Evaluating Shipping Requirements
According to the U.S. Department of Commerce, businesses must conduct a comprehensive assessment of their shipping needs before selecting an Incoterm. Key considerations include the type of products being shipped, destination markets, transportation infrastructure, and the company’s logistical expertise. Critical Factors to Assess:
- Product characteristics and fragility
- Shipping distance and transportation modes
- Company’s internal logistics capabilities
- Customer expectations and market standards
Below is a checklist table to help businesses systematically evaluate their shipping requirements before choosing an Incoterm:
| Assessment Factor | Considered? (Yes/No) | Notes/Details |
|---|---|---|
| Product characteristics and fragility | ||
| Shipping distance & transport modes | ||
| Company’s logistics capabilities | ||
| Customer expectations & market standards |
Strategic Selection Process
The UK Department for International Trade recommends a systematic approach to Incoterm selection. Smaller ecommerce businesses might prefer EXW (Ex Works) or FCA (Free Carrier), which minimize seller responsibilities and transfer most risks to the buyer. Larger organizations with robust logistics networks could opt for more comprehensive terms like DDP (Delivered Duty Paid) to provide seamless customer experiences. Explore our guide on shipping insurance options to further understand risk management strategies.
For maritime shipments, terms like FOB (Free on Board) and CIF (Cost, Insurance, Freight) remain popular, offering clear delineation of responsibilities. Multimodal shipments often benefit from CIP (Carriage and Insurance Paid To), which provides comprehensive coverage across different transportation methods. Research from Investopedia emphasizes that the most effective Incoterm balances cost efficiency, risk management, and operational feasibility.
Ultimately, choosing the right Incoterm requires a nuanced understanding of your business model, market dynamics, and specific shipment characteristics. Ecommerce businesses must remain flexible, periodically reassessing their Incoterm strategies as global trade conditions evolve. By carefully analyzing each shipment’s unique requirements and aligning them with the most appropriate Incoterm, companies can optimize their international shipping operations, reduce potential disputes, and create more predictable and profitable global trade relationships.

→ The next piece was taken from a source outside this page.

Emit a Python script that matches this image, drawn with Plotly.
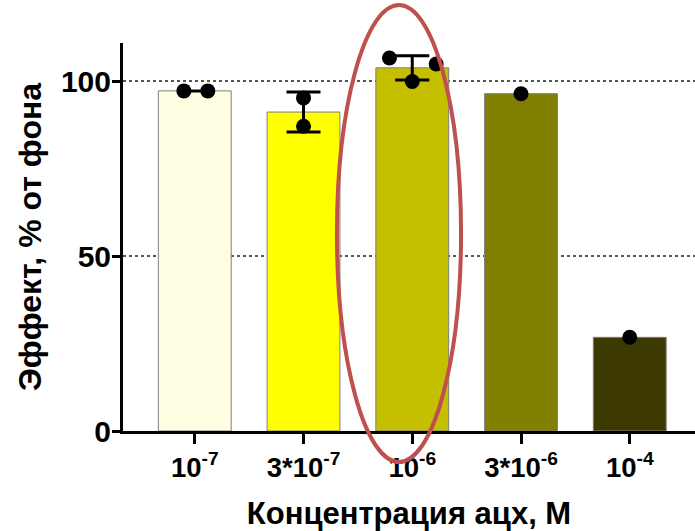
import numpy as np
import plotly.graph_objects as go

# Concentrations of the agonist (tick labels) and per-well responses, % of baseline
categories = ["10<sup>-7</sup>", "3*10<sup>-7</sup>", "10<sup>-6</sup>",
              "3*10<sup>-6</sup>", "10<sup>-4</sup>"]
replicates = [
    [97.3, 97.3],
    [95.3, 87.2],
    [106.7, 105.0, 100.0],
    [96.5],
    [26.8],
]
bar_colors = ["#FFFDE2", "#FFFF00", "#C4C000", "#807F00", "#3C3A00"]

# horizontal spread of the individual points within each bar
point_offsets = [
    [-0.10, 0.12],
    [0.0, 0.0],
    [-0.21, 0.22, 0.0],
    [0.0],
    [0.0],
]

idx = list(range(len(categories)))
means = [float(np.mean(r)) for r in replicates]

fig = go.Figure()

fig.add_trace(go.Bar(
    x=idx, y=means, width=0.67,
    marker=dict(color=bar_colors, line=dict(color="#7f7f7f", width=1)),
    showlegend=False, hoverinfo="skip",
))

# mean ± SD, only where there is more than one replicate
err_x = [i for i, r in zip(idx, replicates) if len(r) > 1]
err_y = [m for m, r in zip(means, replicates) if len(r) > 1]
err_sd = [float(np.std(r, ddof=1)) for r in replicates if len(r) > 1]
fig.add_trace(go.Scatter(
    x=err_x, y=err_y, mode="markers",
    marker=dict(size=1, color="rgba(0,0,0,0)"),
    error_y=dict(type="data", array=err_sd, visible=True,
                 color="black", thickness=3, width=17),
    showlegend=False, hoverinfo="skip",
))

# individual replicates
px, py = [], []
for i, (vals, offs) in enumerate(zip(replicates, point_offsets)):
    for v, o in zip(vals, offs):
        px.append(i + o)
        py.append(v)
fig.add_trace(go.Scatter(
    x=px, y=py, mode="markers",
    marker=dict(size=15, color="black"),
    showlegend=False, hoverinfo="skip",
))

# highlight around the 10^-6 group
fig.add_shape(type="circle", xref="paper", yref="paper",
              x0=0.374, x1=0.591, y0=-0.080, y1=1.098,
              line=dict(color="#C0504D", width=4), layer="above")

font_family = "Liberation Sans, Arial, sans-serif"

fig.update_layout(
    width=695, height=531,
    margin=dict(l=123, r=0, t=43, b=100),
    paper_bgcolor="white", plot_bgcolor="white",
    font=dict(family=font_family, color="black"),
    xaxis=dict(
        range=[-0.66, 4.6],
        tickmode="array", tickvals=idx, ticktext=categories,
        tickfont=dict(size=27.5, weight="bold", family=font_family),
        ticks="outside", ticklen=10, tickwidth=3, tickcolor="black",
        showline=True, linecolor="black", linewidth=3,
        showgrid=False, zeroline=False,
        title=dict(text="Концентрация ацх, М", standoff=26,
                   font=dict(size=31, weight="bold", family=font_family)),
    ),
    yaxis=dict(
        range=[0, 111],
        tickmode="array", tickvals=[0, 50, 100],
        tickfont=dict(size=30, weight="bold", family=font_family),
        ticklabelstandoff=-5,
        ticks="outside", ticklen=8, tickwidth=3, tickcolor="black",
        showline=True, linecolor="black", linewidth=3,
        showgrid=True, gridcolor="#555555", gridwidth=1.5, griddash="dot",
        zeroline=False,
        title=dict(text="Эффект, % от фона", standoff=10,
                   font=dict(size=32, weight="bold", family=font_family)),
    ),
)

fig.write_html("out.html")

Frequently Asked Questions
What are Incoterms in shipping?
Incoterms are standardized rules developed by the International Chamber of Commerce that define the responsibilities and obligations of buyers and sellers in international trade, clarifying key aspects like transportation costs, risk transfer, and delivery terms.
How do Incoterms affect ecommerce businesses?
Incoterms impact cost allocation, risk management, and logistical responsibilities for ecommerce businesses, helping to optimize profitability and operational efficiency when conducting international transactions.
What should I consider when choosing an Incoterm?
When selecting an Incoterm, consider factors such as the type of products being shipped, the shipping distance, transportation modes, your logistical capabilities, and customer expectations to determine the most suitable term for your business.
What are the main types of Incoterms used in shipping?
The main types of Incoterms include EXW (Ex Works), FOB (Free on Board), CIF (Cost, Insurance, Freight), CIP (Carriage and Insurance Paid To), DAP (Delivered at Place), and DDP (Delivered Duty Paid), each defining different levels of seller responsibility and risk transfer.